Munch pintou uma ponte perto da casa onde morava, na vizinhança de um matadouro -e também do manicômio onde sua irmã estava internada. Os gritos de loucos e de animais abatidos, numa paisagem de sangue, não eram tão simbólicos e psicológicos assim.
Mas não deixa de ser sintomático o modo como a imagem é interpretada atualmente. O grito vem de nós, e não de fora. É o desespero de alguém que se sente diminuído pelos problemas à sua volta -pouco importando quais sejam, o atendimento da TV a cabo ou o excesso de solicitações de amizade no Facebook.
Esse disparate entre a intensidade da angústia e a pequenez do problema combina bem, infelizmente, com o quadro de Munch. A razão para isso é que o personagenzinho tem muito de figura de cartum. Poderia ser o Gasparzinho, Homer Simpson ou um E.T.

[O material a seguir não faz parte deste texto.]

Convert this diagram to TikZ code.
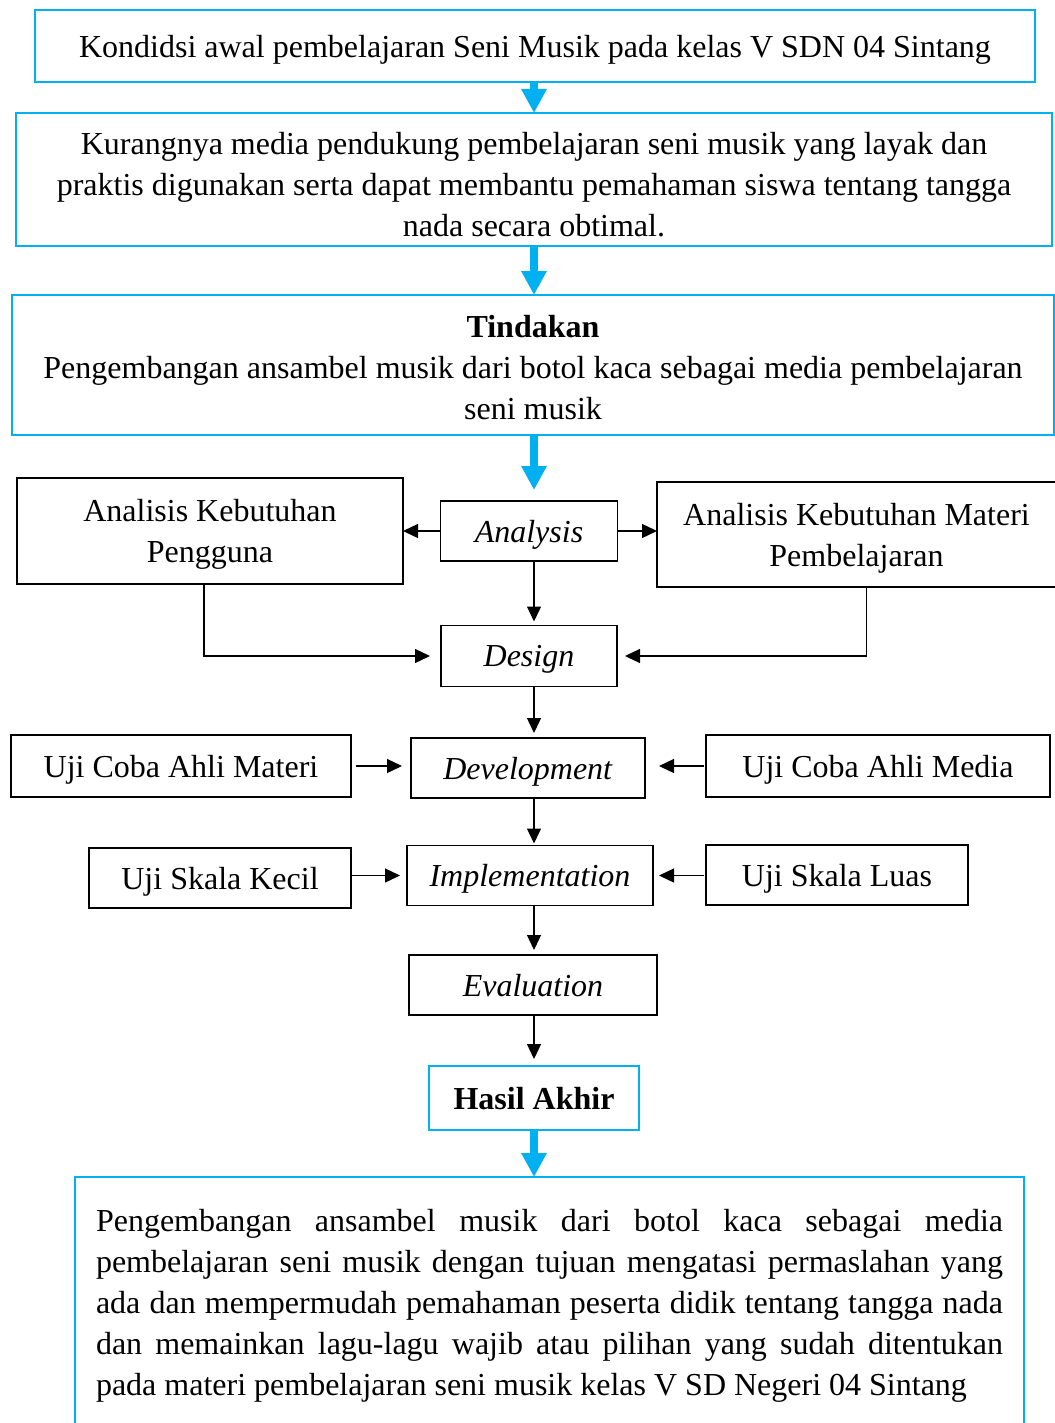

Sua face é como um balão, a ponto de esvaziar-se. A grande beleza do quadro, como em Van Gogh ou na arte expressionista em geral, está no fato de que natureza e ser humano, o "fora" e o "dentro", se comunicam. A paisagem e o homem são retratados na mesma ventania de pinceladas, na mesma tormenta, no mesmo fluxo.
A "Mona Lisa" se mantém soberana, muito além da paisagem do fundo, também atormentada e irreal. A subjetividade de "O Grito" extravasa para todos os lados, mas é uma subjetividade enfraquecida.
Para o teórico Fredric Jameson, com o pós-modernismo desaparece a "estética da expressão", e a obra de arte deixa de ser sinal da angústia para assumir uma superficialidade irônica e vazia.
O "Grito" ficou pronto para ser parodiado e consumido. O que foi vendido por US$ 120 milhões de dólares na Sotheby's é apenas uma, dentre as quatro versões da obra feitas pelo pintor.
O próprio Munch, quem sabe, estava tentando exorcizar aquela imagem por força da repetição. E o espanto do homenzinho, sem dúvida, tem outro motivo agora: como é alto o preço que se paga para pôr toda essa angústia no bolso!